Categorical extension of Cayley's Theorem

[Singularity]

Hey PF gurus!

I read that Cayley's theorem can be extended to categories, i.e. that any category with a set of morphisms can be represented as a category with sets as objects and functions as morphisms. I was looking at the construction and for some reason I don't fully understand how they define the morphisms in the 'dual' category. If someone could please shed some light on this, I would appreciate it. But please don't post the whole proof of the representation result - I would like to try it out myself first.

Many thanks in advance!

 

[Hurkyl]

What do you mean by 'dual category' here?

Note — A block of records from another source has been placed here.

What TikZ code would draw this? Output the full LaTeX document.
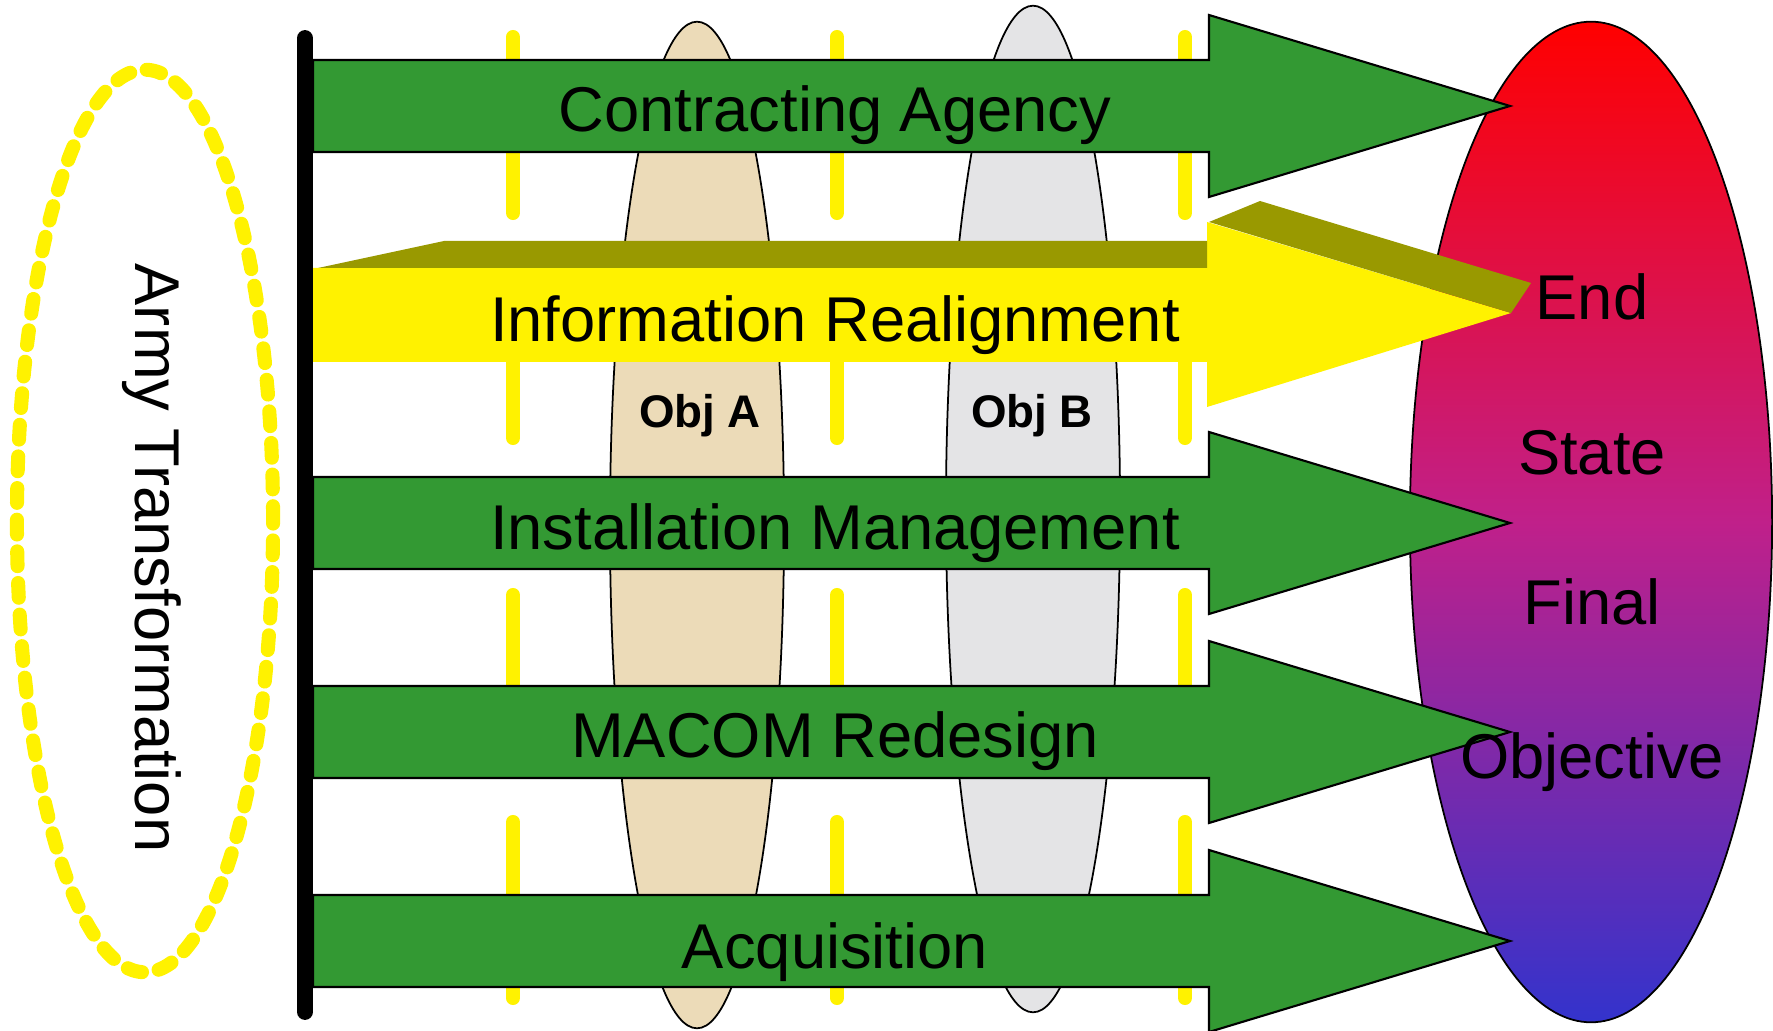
\documentclass[tikz,border=0pt]{standalone}
\usepackage{fontspec}
\setmainfont{Liberation Sans}
\usetikzlibrary{shapes.geometric}

\definecolor{armygreen}{RGB}{51,153,51}
\definecolor{olivetop}{RGB}{153,153,0}
\definecolor{objtan}{RGB}{236,219,184}
\definecolor{objgrey}{RGB}{228,228,230}
\definecolor{endred}{RGB}{255,0,0}
\definecolor{endmid}{RGB}{192,32,138}
\definecolor{endblue}{RGB}{51,51,204}

\tikzset{
  lens/.style={ellipse, draw=black, line width=0.5pt, inner sep=0pt,
    minimum width=1.74cm, minimum height=10.06cm},
  band/.style={draw=black, line width=0.6pt, fill=armygreen},
  guide/.style={yellow, line width=4pt, line cap=round},
  armyring/.style={yellow, line width=4pt, line cap=round,
    dash pattern=on 4.2pt off 4.8pt},
  bandtext/.style={anchor=base, inner sep=0pt, font=\fontsize{18}{20}\selectfont},
  objtext/.style={anchor=base, inner sep=0pt, font=\fontsize{13}{15}\selectfont\bfseries}
}

\begin{document}
\begin{tikzpicture}[x=0.01cm, y=-0.01cm]
\useasboundingbox (0,0) rectangle (1773,1031);

\node[lens, fill=objtan] (obja) at (697,525) {};
\node[lens, fill=objgrey] (objb) at (1033,509) {};
\node[ellipse, draw=black, line width=0.5pt, inner sep=0pt, minimum width=3.62cm,
  minimum height=10cm, top color=endred, bottom color=endblue, middle color=endmid]
  (endstate) at (1591,522) {};

\foreach \x in {513,837,1185}
  \foreach \a/\b in {37/213, 257/438, 595/770, 822/998}
    \draw[guide] (\x,\a) -- (\x,\b);

\draw[armyring] (145,521) ellipse (1.28cm and 4.51cm);
\node[rotate=-90, inner sep=0pt, font=\fontsize{18}{20}\selectfont] (army) at (152,558) {Army Transformation};

\fill[yellow] (313,268) -- (1207,268) -- (1207,222) -- (1511,313) -- (1207,407)
  -- (1207,362) -- (313,362) -- cycle;
\fill[olivetop] (318,268) -- (444,241) -- (1207,241) -- (1207,268) -- cycle;
\fill[olivetop] (1209,222) -- (1260,201) -- (1531,283) -- (1511,313) -- cycle;
\node[bandtext] (inforealign) at (835,342) {Information Realignment};

\foreach \y/\name/\base/\txt in {
	106/contract/132/Contracting Agency,
	523/install/550/Installation Management,
	732/macom/757/MACOM Redesign,
	941/acquis/968/Acquisition}
{
\draw[band] (313,\y-46) -- (1209,\y-46) -- (1209,\y-91) -- (1510,\y)
  -- (1209,\y+91) -- (1209,\y+46) -- (313,\y+46) -- cycle;
\node[bandtext] (\name) at (835,\base) {\txt};
}

\node[objtext] (objalabel) at (700,428) {Obj A};
\node[objtext] (objblabel) at (1032,428) {Obj B};

\foreach \y/\name/\txt in {
	320/endword/End,
	475/stateword/State,
	625/finalword/Final,
	778/objword/Objective}
\node[bandtext] (\name) at (1592,\y) {\txt};

\draw[line width=4.5pt, line cap=round] (305,38) -- (305,1012);

\end{tikzpicture}
\end{document}
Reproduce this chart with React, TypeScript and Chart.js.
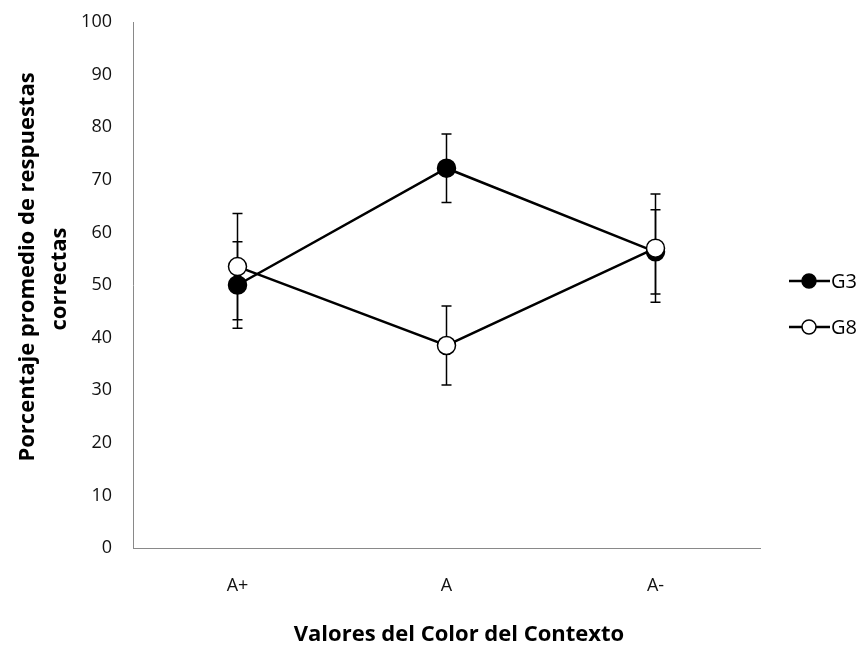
import React, { useEffect, useRef } from 'react';
import { Chart, registerables } from 'chart.js';

Chart.register(...registerables);

const categories = ['A+', 'A', 'A-'];
const seriesNames = ['G3', 'G8'];
const g3Values = [50, 72.2, 56.3];
const g3Errors = [8.2, 6.5, 8.0];
const g8Values = [53.5, 38.5, 57.0];
const g8Errors = [10.1, 7.5, 10.3];
const yMin = 0;
const yMax = 100;
const yStep = 10;
const xTitle = 'Valores del Color del Contexto';
const yTitleLines = ['Porcentaje promedio de respuestas', 'correctas'];

const FONT = "'Open Sans', 'Noto Sans', sans-serif";

const errorBarsPlugin = {
  id: 'errorBars',
  beforeDatasetsDraw(chart: any) {
    const ctx = chart.ctx;
    const yScale = chart.scales.y;
    const errs = [g3Errors, g8Errors];
    ctx.save();
    ctx.strokeStyle = '#000';
    ctx.lineWidth = 1.5;
    chart.data.datasets.forEach((ds: any, di: number) => {
      const meta = chart.getDatasetMeta(di);
      meta.data.forEach((pt: any, i: number) => {
        const v = ds.data[i];
        const e = errs[di][i];
        const x = pt.x;
        const yt = yScale.getPixelForValue(v + e);
        const yb = yScale.getPixelForValue(v - e);
        ctx.beginPath();
        ctx.moveTo(x, yt);
        ctx.lineTo(x, yb);
        ctx.moveTo(x - 5, yt);
        ctx.lineTo(x + 5, yt);
        ctx.moveTo(x - 5, yb);
        ctx.lineTo(x + 5, yb);
        ctx.stroke();
      });
    });
    ctx.restore();
  },
};

const titlesLegendPlugin = {
  id: 'titlesLegend',
  afterDraw(chart: any) {
    const ctx = chart.ctx;
    ctx.save();
    ctx.fillStyle = '#000';
    // x title
    ctx.font = `bold 22px ${FONT}`;
    ctx.textAlign = 'center';
    ctx.textBaseline = 'alphabetic';
    ctx.fillText(xTitle, 459, 641);
    // y title
    const yLinePos = [
      { x: 34, y: 267 },
      { x: 66, y: 279 },
    ];
    yTitleLines.forEach((t, i) => {
      ctx.save();
      ctx.translate(yLinePos[i].x, yLinePos[i].y);
      ctx.rotate(-Math.PI / 2);
      ctx.fillText(t, 0, 0);
      ctx.restore();
    });
    // legend
    const legendY = [281, 327];
    chart.data.datasets.forEach((ds: any, i: number) => {
      const y = legendY[i];
      ctx.strokeStyle = '#000';
      ctx.lineWidth = 2.5;
      ctx.beginPath();
      ctx.moveTo(789, y);
      ctx.lineTo(830, y);
      ctx.stroke();
      ctx.beginPath();
      ctx.arc(809, y, 7, 0, Math.PI * 2);
      ctx.fillStyle = ds.pointBackgroundColor;
      ctx.fill();
      ctx.lineWidth = 1.5;
      ctx.stroke();
      ctx.fillStyle = '#000';
      ctx.font = `20px ${FONT}`;
      ctx.textAlign = 'left';
      ctx.textBaseline = 'middle';
      ctx.fillText(ds.label, 831, y + 1);
    });
    ctx.restore();
  },
};

export default function App() {
  const canvasRef = useRef<HTMLCanvasElement | null>(null);

  useEffect(() => {
    if (!canvasRef.current) return;
    const chart = new Chart(canvasRef.current, {
      type: 'line',
      data: {
        labels: categories,
        datasets: [
          {
            label: seriesNames[0],
            data: g3Values,
            borderColor: '#000',
            borderWidth: 2.5,
            pointBackgroundColor: '#000',
            pointBorderColor: '#000',
            pointBorderWidth: 1.5,
            pointRadius: 9,
            order: 1,
          },
          {
            label: seriesNames[1],
            data: g8Values,
            borderColor: '#000',
            borderWidth: 2.5,
            pointBackgroundColor: '#fff',
            pointBorderColor: '#000',
            pointBorderWidth: 1.5,
            pointRadius: 9,
            order: 0,
          },
        ],
      },
      options: {
        responsive: false,
        animation: false,
        layout: { padding: { left: 0, right: 105, top: 22, bottom: 0 } },
        plugins: { legend: { display: false }, tooltip: { enabled: false } },
        scales: {
          x: {
            offset: true,
            grid: { display: false, drawTicks: false },
            border: { display: true, color: '#898989', width: 1 },
            ticks: { color: '#111', font: { family: FONT, size: 18 }, padding: 27 },
            afterFit(scale: any) {
              scale.height = 98;
            },
          },
          y: {
            min: yMin,
            max: yMax,
            grid: {
              display: true,
              drawOnChartArea: false,
              drawTicks: true,
              tickLength: 21,
              tickColor: 'rgba(0,0,0,0)',
            },
            border: { display: true, color: '#898989', width: 1 },
            ticks: { stepSize: yStep, color: '#111', font: { family: FONT, size: 18 }, padding: 0 },
            afterFit(scale: any) {
              scale.width = 133;
            },
          },
        },
      },
      plugins: [errorBarsPlugin, titlesLegendPlugin],
    });
    return () => chart.destroy();
  }, []);

  return (
    <div style={{ position: 'absolute', left: 0, top: 0, width: 865, height: 646, background: '#fff' }}>
      <canvas ref={canvasRef} width={865} height={646} style={{ display: 'block' }} />
    </div>
  );
}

Have you actually defined the idea of a category acting on a set? Or are you just constructing a subcategory of Set that is isomorphic to your category C? (Or equivalently, a faithful functor C-->Set that separates (is injective on) objects)

 

[Singularity]

Hi Hurkyl. Thanks for the reply. I realize that the concept of dual category already exists in the literature, and it has a different meaning to the one I am asking here. Clearly I am looking for a functor from C to Set (as stated in the first post I restrict myself to categories with sets of morphisms). I am unsure if I should (could) check out the full and/or faithful properties. I went to a professor in my department and he showed me the basics of the construction. I filled in the gaps and showed that one can find such a functor. I will investigate further to see if this functor is faithful.

 

[Singularity]

Hi all, I have figured out all the details of this problem. Thanks again.